Joanne Clifton’s portrayal of Fiona once again proves she is more than the Strictly Come Dancing label attached to her star casting. Having previously been cast in musicals such as The Addams Family, The Rocky Horror Show and Thoroughly Modern Millie, Shrek The Musical continues to showcase her perfected craft as a singer, dancer and actress. The show opens the second act with a large choreographed tap number in which Fiona and the ensemble perform. In a nod to her well known dancing history the number is high energy, fills the stage and is not too dissimilar to a number in musicals such as Anything Goes or 42nd Street throwing back to the golden era of musicals.
Casting director Jim Arnold, deserves all the plaudits for his genius casting of Lord Farquaad. Directed by Samuel Holmes, James Gillan is superb as the crazy and delusional evil dictator. The character no longer of a smaller size compared to other villagers as was in other productions, he is now camp, flamboyant and steals the show.
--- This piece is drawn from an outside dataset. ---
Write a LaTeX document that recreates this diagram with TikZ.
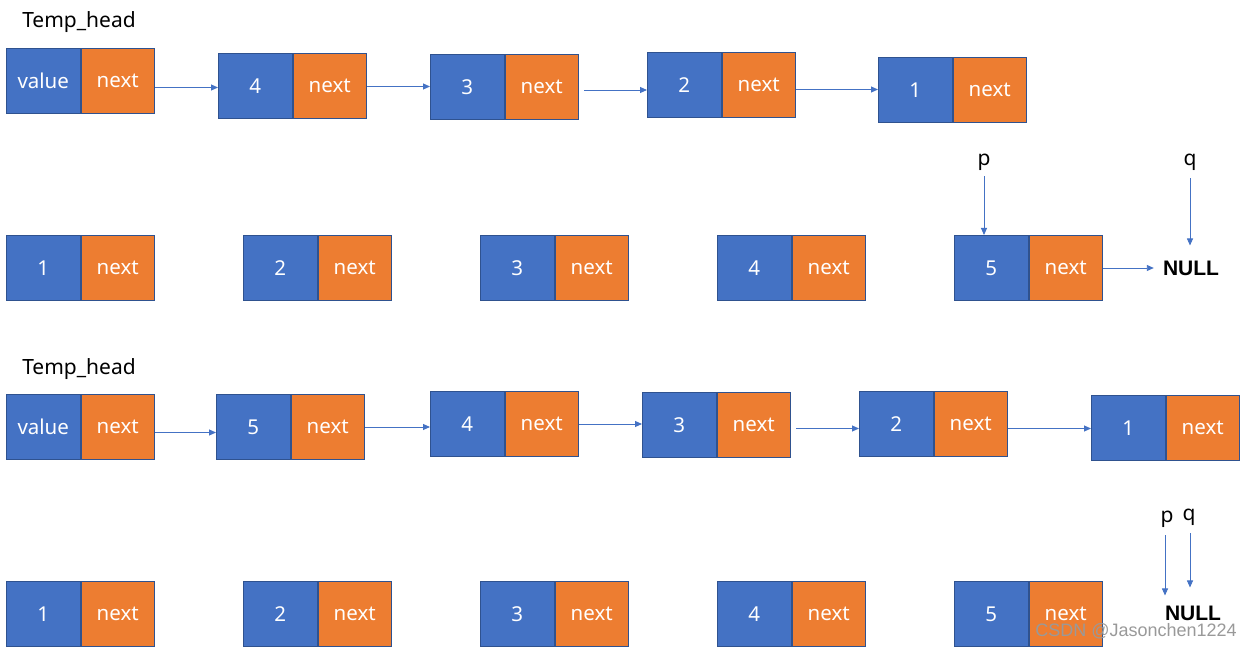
\documentclass[tikz,border=0pt]{standalone}
\usepackage{fontspec}
\setmainfont{Noto Sans}
\newfontfamily\wmfont{Liberation Sans}
\newfontfamily\nlfont{Liberation Sans}
\usetikzlibrary{arrows.meta}
\definecolor{cblue}{HTML}{4472C4}
\definecolor{corange}{HTML}{ED7D31}
\definecolor{cedge}{HTML}{2F528F}
\definecolor{cwm}{HTML}{999999}
\newcommand{\lnode}[4]{%
  \node[cellv, anchor=north west] (#1v) at (#2,#3) {#4};
  \node[celln, anchor=west] (#1n) at (#1v.east) {next};}
\newcommand{\larrow}[4]{%
  \draw[arr] ([xshift=#3,yshift=#4]#1n.east) coordinate (tmp) -- (tmp -| #2v.west);}
\begin{document}
\begin{tikzpicture}[x=1pt,y=-1pt,
  cellv/.style={rectangle, draw=cedge, line width=1pt, fill=cblue, text=white,
    minimum width=73.5pt, minimum height=65pt, inner sep=0pt,
    font=\fontsize{20.5}{24}\selectfont},
  celln/.style={cellv, fill=corange},
  arr/.style={draw=cblue, line width=0.9pt, -{Triangle[length=7pt,width=6pt]}},
  lbl/.style={font=\fontsize{21}{24}\selectfont, inner sep=0pt},
  nulltxt/.style={font=\nlfont\bfseries\fontsize{21}{24}\selectfont, inner sep=0pt}]
\useasboundingbox (0,0) rectangle (1251,647);
% ---- row 1
\node[lbl] (th1) at (79,22) {Temp\_head};
\lnode{h1}{6}{48}{value}
\lnode{a4}{218}{53}{4}
\lnode{a3}{430}{54}{3}
\lnode{a2}{647}{52}{2}
\lnode{a1}{878}{57}{1}
\larrow{h1}{a4}{0pt}{-6.5pt}
\larrow{a4}{a3}{0pt}{-0.5pt}
\larrow{a3}{a2}{5pt}{-3pt}
\larrow{a2}{a1}{0pt}{-4.5pt}
% ---- row 2
\lnode{b1}{6}{235}{1}
\lnode{b2}{243}{235}{2}
\lnode{b3}{480}{235}{3}
\lnode{b4}{717}{235}{4}
\lnode{b5}{954}{235}{5}
\node[nulltxt] (null1) at (1191,268) {NULL};
\draw[arr, shorten >=9pt] (b5n.east) -- (null1.west);
\node[lbl] (p1) at (984,162) {p};
\node[lbl] (q1) at (1190,162) {q};
\draw[arr, shorten <=6pt] (p1.south) -- (p1.south |- b5v.north);
\draw[arr, shorten <=8pt, shorten >=15pt] (q1.south) -- (q1.south |- null1.north);
% ---- row 3
\node[lbl] (th3) at (79,369) {Temp\_head};
\lnode{h3}{6}{394}{value}
\lnode{c5}{216}{394}{5}
\lnode{c4}{430}{391}{4}
\lnode{c3}{642}{392}{3}
\lnode{c2}{859}{391}{2}
\lnode{c1}{1091}{395}{1}
\larrow{h3}{c5}{0pt}{-5.5pt}
\larrow{c5}{c4}{0pt}{0pt}
\larrow{c4}{c3}{0pt}{0pt}
\larrow{c3}{c2}{5pt}{-3.5pt}
\larrow{c2}{c1}{0pt}{-4.5pt}
% ---- row 4
\lnode{d1}{6}{581}{1}
\lnode{d2}{243}{581}{2}
\lnode{d3}{480}{581}{3}
\lnode{d4}{717}{581}{4}
\lnode{d5}{954}{581}{5}
\node[nulltxt] (null2) at (1193,613) {NULL};
\node[lbl] (p2) at (1167,519) {p};
\node[lbl] (q2) at (1189,517) {q};
\draw[arr, shorten <=8pt, shorten >=10pt] ([xshift=-2pt]p2.south) coordinate (pt) -- (pt |- null2.north);
\draw[arr, shorten <=8pt, shorten >=18pt] ([xshift=1pt]q2.south) coordinate (qt) -- (qt |- null2.north);
% ---- watermark
\node[font=\wmfont\fontsize{18}{20}\selectfont, text=cwm, anchor=east, inner sep=0pt] (wm) at (1237,631) {CSDN @Jasonchen1224};
\end{tikzpicture}
\end{document}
The hilarious performance had audiences in fits of laugher with his stunning performances of numbers such as ‘What’s Up, Duloc?’ and ‘The Ballad Of Farquaad’. Laughs throughout the show are constant and while the show was regimented in a way that the audience didn’t always get the time to laugh, as the next lines were being spoken, Gillan let the audience ‘breathe’ and let us revel in our laughter.
Ensemble members play a multitude of parts from make believe story book legends to Lord Farquaad’s guards. Some even are Puppeteers and brought the magic of the dragon alive on stage during their number ‘Forever’. As this was so well done it meant that we didn’t necessarily need to see the human actor on stage portraying the character as well.
Philip Whitcomb’s set and costume design was authentic and looked like it had been directly taken from the Dreamworks movie. Large props and clever use of projection were used for various locations of the tale such as Shrek’s swamp, Lord Farquaad’s castle and the forest. Costumes looked lavish and luxurious and gave us a full range of storybook characters from Peter Pan to everyone’s favourite Gingerbread character ‘Gingy’.
Ben Cracknell’s lighting design kept the air of mystery surrounding Fiona. Princess by day and Ogre by night his clever use of lighting kept her in the shadows and first time audience goers guessing until the end. Whilst many touring productions are scaling back productions due to costs, this production shows no sign of that. This production of Shrek The Musical would not look out of place in London’s West End which is a testament to how good this touring production is.